63

1949
Lord Warden of Cinque Ports uniform as worn by Robert Menzies
Ming the Magnificent

Sir Robert Menzies was appointed Lord Warden of Cinque Ports in 1966, a post that came with this uniform. He succeeded Winston Churchill to the illustrious post, which dates back to the 13th century, and was followed by the Queen Mother. This arch-monarchist was the last Australian prime minister or politician to retire to the House of Lords.

Sir Robert Gordon Menzies, who was known as Ming (from Mingis, the Scottish pronunciation of Menzies), shaped modern Australia more than any other individual. He was the longest-serving prime minister to date, at 18 years in office, and created the Liberal Party, but more than anything else he personified a view that Australians had of themselves. He was for the British Empire and the British way of life, but also had great faith in Australia.

Menzies was born the son of a shopkeeper in rural Victoria. He was well read and a natural scholar who took easily to the law and had strong success early on with industrial cases. He was drawn into Victorian state politics through the 1920s and in 1934 stood for the seat of Kooyong for the United Australia Party in the federal parliament.

His obvious intellect and the sense of superiority that he radiated made him a polarising figure. He was attorney-general to Prime Minister Joe Lyons but aspired to the leadership. Both Country Party leader Earle Page and Lyons’ wife, Dame Enid, blamed Menzies for plotting against Lyons and hastening his illness and death. In any case, he succeeded Lyons. The outbreak of war in September 1939 set the agenda for his administration. Then, in 1941, Menzies was forced to the sidelines and Australian Labor Party’s John Curtin became prime minister. Menzies put these years of the war and his political wilderness to good use, rebuilding the UAP and rebranding it as the Liberal Party. The new organisation was ‘liberal’ and very much in the image of Menzies. He won the 1949 election.

One of Menzies’ great crusades was against socialism and communism. The ALP’s decision to nationalise the banks gave him an issue about which he was passionate. The Cold War was another. He spearheaded a campaign to have the Communist Party outlawed, taking the proposal twice to the people – once at a referendum – but his bill was struck down by the High Court. Fortunately for him the ALP was split by unions on the left and right on the issue of communism, the ALP leader, H V ‘Doc’ Evatt, went publicly insane and Catholic Labor members split from the party.

Although Menzies was anti-communist, he was by no means convinced of the virtues of an unfettered free market. In a speech in 1942 he stated:

The country has great and imperative obligations to the weak, the sick, the unfortunate. It must give them all the sustenance and support it can. We look forward to social and unemployment insurances, to improved health services, to a wiser control of our economy to avert if possible all booms and slumps which tend to convert labour into a commodity, to a better distribution of wealth, and to a keener sense of social justice and social responsibility.

Menzies was not universally liked and a couple of times came close to losing power, but essentially he was able to control the nation’s destiny through the 1950s and early 1960s.

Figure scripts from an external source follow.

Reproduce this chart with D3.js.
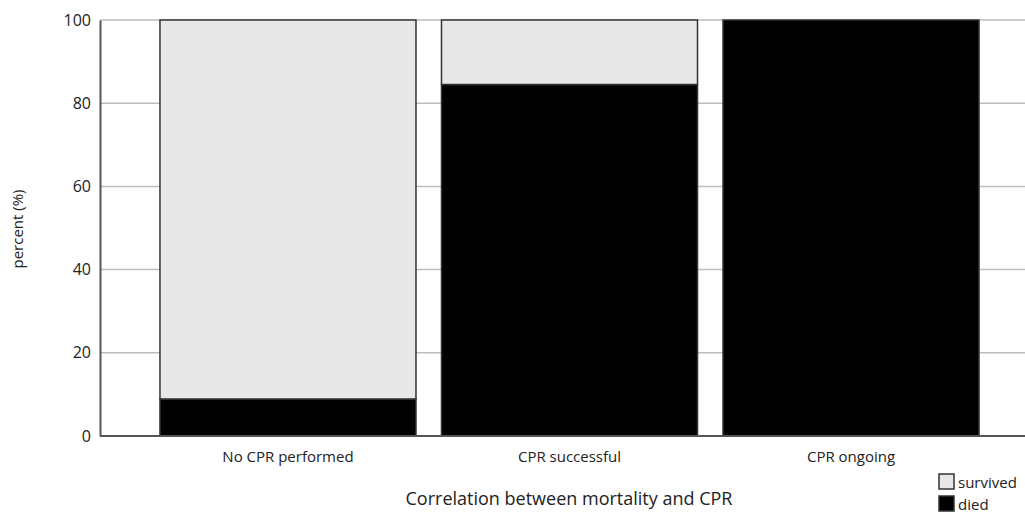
<!DOCTYPE html>
<html><head><meta charset="utf-8">
<script src="https://cdn.jsdelivr.net/npm/d3@7"></script>
<style>
body{margin:0;background:#fff;}
svg text{font-family:"Open Sans",sans-serif;fill:#222;}
</style></head>
<body><svg id="chart" width="1025" height="514"></svg>
<script>
const categories = ["No CPR performed", "CPR successful", "CPR ongoing"];
const died = [8.9, 84.5, 100];
const survived = [91.1, 15.5, 0];
const yTicks = [0, 20, 40, 60, 80, 100];
const seriesNames = ["survived", "died"];
const seriesColors = ["#e8e8e8", "#000000"];

const svg = d3.select("#chart");
const x = d3.scaleBand().domain(categories).range([100, 1039]).paddingInner(0.0906).paddingOuter(0.213);
const y = d3.scaleLinear().domain([0, 100]).range([436, 20]);

// gridlines
svg.append("g").selectAll("line").data(yTicks.filter(d => d > 0)).join("line")
  .attr("x1", 100).attr("x2", 1025)
  .attr("y1", d => y(d)).attr("y2", d => y(d))
  .attr("stroke", "#bdbdbd").attr("stroke-width", 1.5);

// bars
const rows = categories.map((c, i) => ({cat: c, died: died[i], survived: survived[i]}));
const stack = d3.stack().keys(["died", "survived"])(rows);
const color = d3.scaleOrdinal().domain(seriesNames).range(seriesColors);
stack.forEach(layer => {
  svg.append("g").selectAll("rect").data(layer.filter(d => d[1] - d[0] > 0)).join("rect")
    .attr("x", d => x(d.data.cat))
    .attr("width", x.bandwidth())
    .attr("y", d => y(d[1]))
    .attr("height", d => y(d[0]) - y(d[1]))
    .attr("fill", color(layer.key))
    .attr("stroke", "#333").attr("stroke-width", 1.5);
});

// y axis
const yAxis = svg.append("g").attr("transform", "translate(100,0)")
  .call(d3.axisLeft(y).tickValues(yTicks).tickSize(0).tickPadding(9));
yAxis.select(".domain").attr("stroke", "#555").attr("stroke-width", 2);
yAxis.selectAll("text").attr("font-size", 16).attr("fill", "#222")
  .attr("font-family", "'Open Sans',sans-serif");

// x axis
const xAxis = svg.append("g").attr("transform", "translate(0,436)")
  .call(d3.axisBottom(x).tickSize(0).tickPadding(15));
xAxis.select(".domain").attr("d", "M100,0H1025").attr("stroke", "#555").attr("stroke-width", 2);
xAxis.selectAll("text").attr("font-size", 15).attr("fill", "#222")
  .attr("font-family", "'Open Sans',sans-serif");

// axis titles
svg.append("text").attr("transform", "translate(23,229) rotate(-90)")
  .attr("text-anchor", "middle").attr("font-size", 15).text("percent (%)");
svg.append("text").attr("x", 569).attr("y", 505)
  .attr("text-anchor", "middle").attr("font-size", 18).text("Correlation between mortality and CPR");

// legend
const leg = svg.append("g").attr("transform", "translate(939,474)");
seriesNames.forEach((s, i) => {
  leg.append("rect").attr("x", 0).attr("y", i * 22).attr("width", 15).attr("height", 15)
    .attr("fill", seriesColors[i]).attr("stroke", "#333").attr("stroke-width", 1.5);
  leg.append("text").attr("x", 19).attr("y", i * 22 + 14).attr("font-size", 15).text(s);
});
</script></body></html>
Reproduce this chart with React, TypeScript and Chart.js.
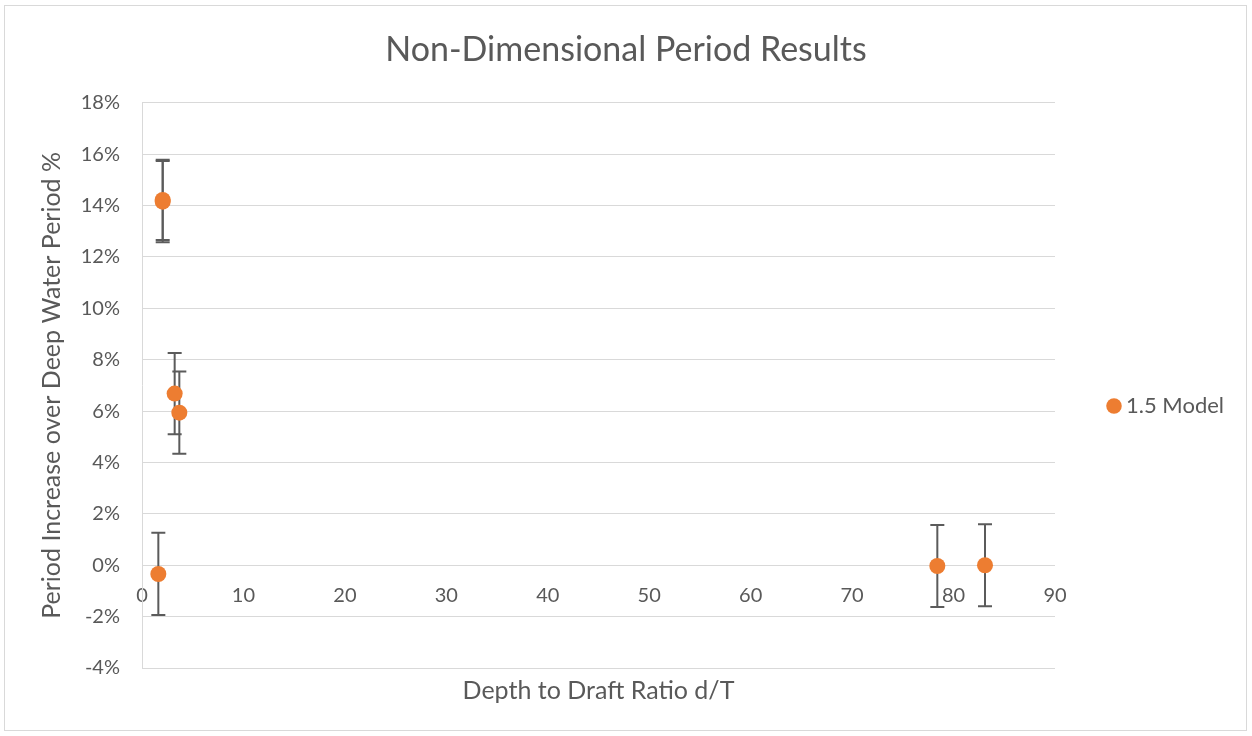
import React, { useEffect, useRef } from 'react';
import { Chart, registerables } from 'chart.js';

Chart.register(...registerables);

// ---- data ----
const chartTitle = 'Non-Dimensional Period Results';
const xAxisTitle = 'Depth to Draft Ratio d/T';
const yAxisTitle = 'Period Increase over Deep Water Period %';
const seriesName = '1.5 Model';

const xValues = [2.04, 2.04, 3.22, 3.68, 1.61, 78.4, 83.1];
const yValues = [14.22, 14.15, 6.68, 5.94, -0.34, -0.03, 0.0];
const errValues = [1.56, 1.58, 1.58, 1.6, 1.6, 1.6, 1.6];

const xMin = 0;
const xMax = 90;
const xStep = 10;
const yMin = -4;
const yMax = 18;
const yStep = 2;

const FONT = 'Lato';
const TEXT = '#595959';
const GRID = '#d9d9d9';
const ORANGE = '#ED7D31';

const errorBarPlugin = {
  id: 'errorBars',
  beforeDatasetsDraw(chart: any) {
    const xs = chart.scales.x;
    const ys = chart.scales.y;
    const ctx = chart.ctx;
    ctx.save();
    ctx.strokeStyle = '#5b5b5b';
    ctx.lineWidth = 2;
    const cap = 7;
    xValues.forEach((xv, i) => {
      const px = xs.getPixelForValue(xv);
      const top = ys.getPixelForValue(yValues[i] + errValues[i]);
      const bot = ys.getPixelForValue(yValues[i] - errValues[i]);
      ctx.beginPath();
      ctx.moveTo(px, top);
      ctx.lineTo(px, bot);
      ctx.moveTo(px - cap, top);
      ctx.lineTo(px + cap, top);
      ctx.moveTo(px - cap, bot);
      ctx.lineTo(px + cap, bot);
      ctx.stroke();
    });
    ctx.restore();
  },
};

function ChartView() {
  const ref = useRef<HTMLCanvasElement | null>(null);
  useEffect(() => {
    document.body.style.margin = '0';
    if (!ref.current) return;
    const chart = new Chart(ref.current, {
      type: 'scatter',
      data: {
        datasets: [
          {
            label: seriesName,
            data: xValues.map((x, i) => ({ x, y: yValues[i] })),
            backgroundColor: ORANGE,
            borderColor: ORANGE,
            pointRadius: 8,
            pointHoverRadius: 8,
            borderWidth: 0,
            pointStyle: 'circle',
          },
        ],
      },
      options: {
        animation: false,
        responsive: false,
        layout: { padding: 0 },
        plugins: {
          title: {
            display: true,
            text: chartTitle,
            color: TEXT,
            font: { family: FONT, size: 34, weight: 'normal' },
            padding: { top: 30, bottom: 32 },
          },
          legend: {
            display: true,
            position: 'right',
            fullSize: false,
            title: {
              display: true,
              text: ' ',
              font: { family: FONT, size: 11 },
              padding: { top: 14, bottom: 14 },
            },
            labels: {
              usePointStyle: true,
              pointStyle: 'circle',
              boxWidth: 2,
              boxHeight: 11,
              padding: 58,
              color: TEXT,
              font: { family: FONT, size: 22 },
            },
          },
          tooltip: { enabled: false },
        },
        scales: {
          x: {
            type: 'linear',
            position: { y: 0 },
            min: xMin,
            max: xMax,
            ticks: {
              stepSize: xStep,
              padding: 18,
              color: TEXT,
              font: { family: FONT, size: 20 },
            },
            grid: { display: false, drawTicks: false },
            border: { display: false },
          },
          xt: {
            type: 'linear',
            axis: 'x',
            position: 'bottom',
            min: xMin,
            max: xMax,
            ticks: { display: false },
            grid: { display: false, drawTicks: false },
            border: { display: false },
            title: {
              display: true,
              text: xAxisTitle,
              color: TEXT,
              font: { family: FONT, size: 25 },
              padding: { top: 8, bottom: 30 },
            },
          },
          y: {
            type: 'linear',
            position: 'left',
            min: yMin,
            max: yMax,
            ticks: {
              stepSize: yStep,
              padding: 22,
              color: TEXT,
              font: { family: FONT, size: 20 },
              callback: (v: any) => `${v}%`,
            },
            grid: { color: GRID, lineWidth: 1, drawTicks: false },
            border: { color: GRID, width: 1 },
            title: {
              display: true,
              text: yAxisTitle,
              color: TEXT,
              font: { family: FONT, size: 25 },
              padding: { top: 37, bottom: 0 },
            },
            afterFit: (s: any) => {
              s.width = 142;
            },
          },
          spacer: {
            type: 'linear',
            axis: 'y',
            position: 'right',
            weight: 2000,
            ticks: { display: false },
            grid: { display: false, drawTicks: false },
            border: { display: false },
            afterFit: (s: any) => {
              const lw = s.chart.legend ? s.chart.legend.width : 177;
              s.width = Math.max(0, 1252 - 1055 - lw);
            },
          },
        },
      } as any,
      plugins: [errorBarPlugin],
    });
    return () => chart.destroy();
  }, []);
  return (
    <div style={{ position: 'relative', width: 1252, height: 736, background: '#fff' }}>
      <canvas ref={ref} width={1252} height={736} style={{ display: 'block', width: 1252, height: 736 }} />
      <div
        style={{
          position: 'absolute',
          left: 4,
          top: 5,
          width: 1243,
          height: 726,
          border: '1px solid #d9d9d9',
          boxSizing: 'border-box',
          pointerEvents: 'none',
        }}
      />
    </div>
  );
}

export default function App() {
  return <ChartView />;
}
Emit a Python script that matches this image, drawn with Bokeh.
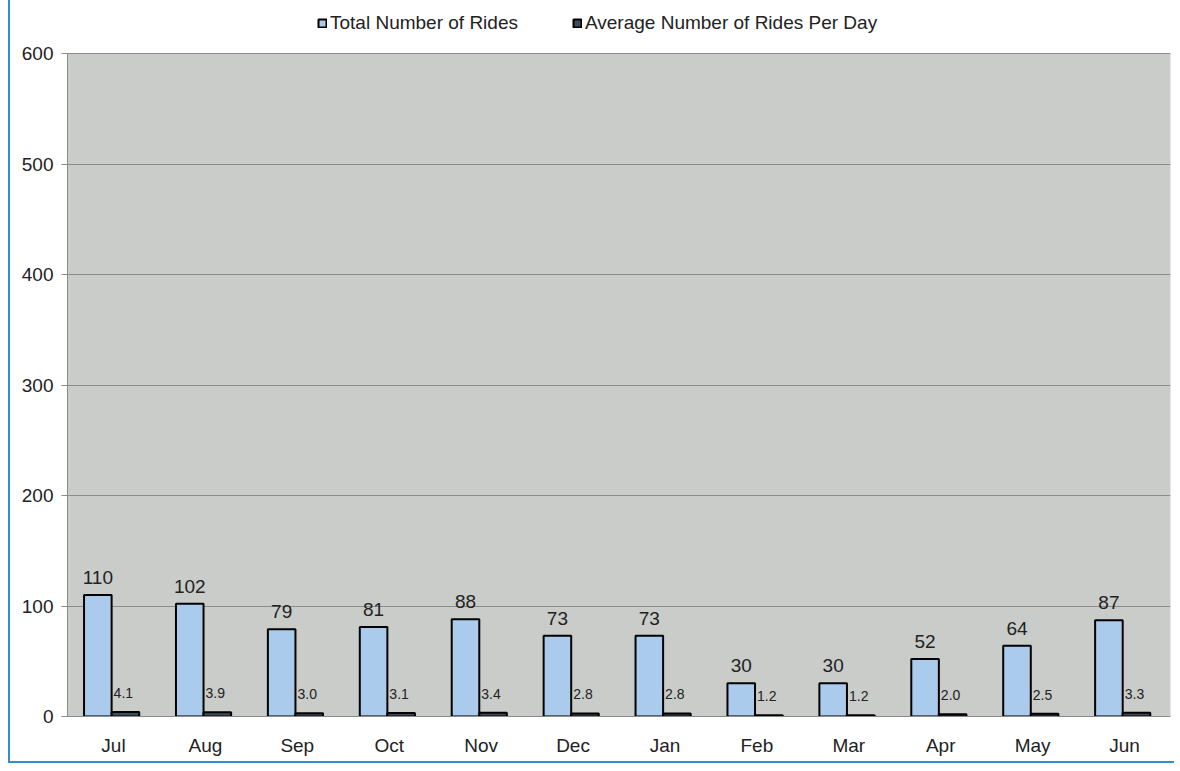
from bokeh.plotting import figure
from bokeh.models import (ColumnDataSource, LabelSet, Legend, LegendItem, FixedTicker,
                          BoxAnnotation)
from bokeh.transform import dodge
from bokeh.core.properties import value
from bokeh.embed import file_html
from bokeh.resources import INLINE

months = ["Jul", "Aug", "Sep", "Oct", "Nov", "Dec", "Jan", "Feb", "Mar", "Apr", "May", "Jun"]
total_rides = [110, 102, 79, 81, 88, 73, 73, 30, 30, 52, 64, 87]
avg_rides_per_day = [4.1, 3.9, 3.0, 3.1, 3.4, 2.8, 2.8, 1.2, 1.2, 2.0, 2.5, 3.3]
y_ticks = [0, 100, 200, 300, 400, 500, 600]

src = ColumnDataSource(dict(
    month=months,
    total=total_rides,
    avg=avg_rides_per_day,
    total_lbl=[str(v) for v in total_rides],
    avg_lbl=["%.1f" % v for v in avg_rides_per_day],
))

FONT = "Liberation Sans"
Y_MAX = 600
FRAME_H = 708          # frame incl. room for legend above the 600 line
PLOT_H = 663           # pixel height of the 0..600 area
y_end = Y_MAX * FRAME_H / PLOT_H

p = figure(x_range=months, y_range=(0, y_end), frame_width=1103, frame_height=FRAME_H,
           output_backend="svg", toolbar_location=None)
p.styles = {"margin-left": "8px", "border-left": "2px solid #2f8fd6",
            "border-bottom": "2px solid #2f8fd6"}
p.min_border_left = 57
p.min_border_right = 4
p.min_border_bottom = 45
p.min_border_top = 8
p.background_fill_color = "white"
p.border_fill_color = "white"
p.outline_line_color = None

p.add_layout(BoxAnnotation(bottom=0, top=Y_MAX, fill_color="#c9ccc9", fill_alpha=1,
                           line_color="#9a9d9a", line_width=1, level="image"))

r1 = p.vbar(x=dodge("month", -0.17, range=p.x_range), top="total", width=0.3, source=src,
            fill_color="#abcbec", line_color="black", line_width=2)
r2 = p.vbar(x=dodge("month", 0.13, range=p.x_range), top="avg", width=0.3, source=src,
            fill_color="#3e4d5a", line_color="black", line_width=2)

p.add_layout(LabelSet(x=dodge("month", -0.17, range=p.x_range), y="total", text="total_lbl",
                      source=src, text_align="center", y_offset=11, text_font=value(FONT),
                      text_font_size="19px", text_color="#222222"))
p.add_layout(LabelSet(x=dodge("month", -0.02, range=p.x_range), y="avg", text="avg_lbl",
                      source=src, text_align="left", x_offset=2, y_offset=14, text_font=value(FONT),
                      text_font_size="14px", text_color="#222222"))

p.yaxis.ticker = FixedTicker(ticks=y_ticks)
p.yaxis.bounds = (0, Y_MAX)
p.ygrid.grid_line_color = "#8a8d8a"
p.ygrid.grid_line_width = 1.2
p.xgrid.grid_line_color = None

for ax in (p.xaxis, p.yaxis):
    ax.axis_line_color = "#8a8a8a"
    ax.major_label_text_font = FONT
    ax.major_label_text_font_size = "19px"
    ax.major_label_text_color = "#222222"
    ax.minor_tick_line_color = None
p.yaxis.major_tick_line_color = "#8a8a8a"
p.yaxis.major_tick_in = 0
p.yaxis.major_tick_out = 6
p.yaxis.major_label_standoff = 8
p.xaxis.major_tick_line_color = None
p.xaxis.major_label_standoff = 12

legend = Legend(items=[LegendItem(label="Total Number of Rides", renderers=[r1]),
                       LegendItem(label="Average Number of Rides Per Day", renderers=[r2])],
                orientation="horizontal", location=(250, FRAME_H - 26),
                label_text_font=FONT, label_text_font_size="19px", label_text_color="#222222",
                glyph_width=10, glyph_height=10, spacing=54, label_standoff=3,
                background_fill_alpha=0, border_line_color=None, margin=0, padding=6)
p.add_layout(legend, "center")

open("out.html", "w").write(file_html(p, INLINE))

He was fortunate that he came to power at the beginning of the long boom: commodity prices, especially for wool, were high, and great government initiatives – large-scale immigration, the Snowy Mountains Scheme, the establishment of a manufacturing sector – pushed Australian prosperity to unknown levels.

In a speech relatively early in his career Menzies identified his constituency as ‘the Forgotten People’ – ‘salary earners, shopkeepers, skilled artisans, professional men and women, farmers and so on’ as the ‘ordinary’ middle class, ‘the backbone of the nation’. He understood middle-class values, especially in terms of fairness, social responsibility and respectability, and to a large extent delivered the government that middle-class people wanted. Menzies’ longevity as prime minister became a symbol of national stability. He was a man who had considerable wit and a great love of life and communicated these qualities as part of his persona.

Menzies’ proudest achievement was federal government involvement in education, and especially his expansion of the university sector. For all of that, he was not geared to innovation. He was happy to stay within the Empire and didn’t promote innovation in the economy or in the social and cultural spheres. He was known for his passion for cricket and the monarchy.

After 16 continuous years as PM, Menzies retired in January 1966. He was the last prime minister to set the date of his own departure. Appropriately, he succeeded Winston Churchill as Constable of Dover Castle and Lord Warden of Cinque Ports. He was the last prime minister to retire into a peerage – and that too was entirely appropriate.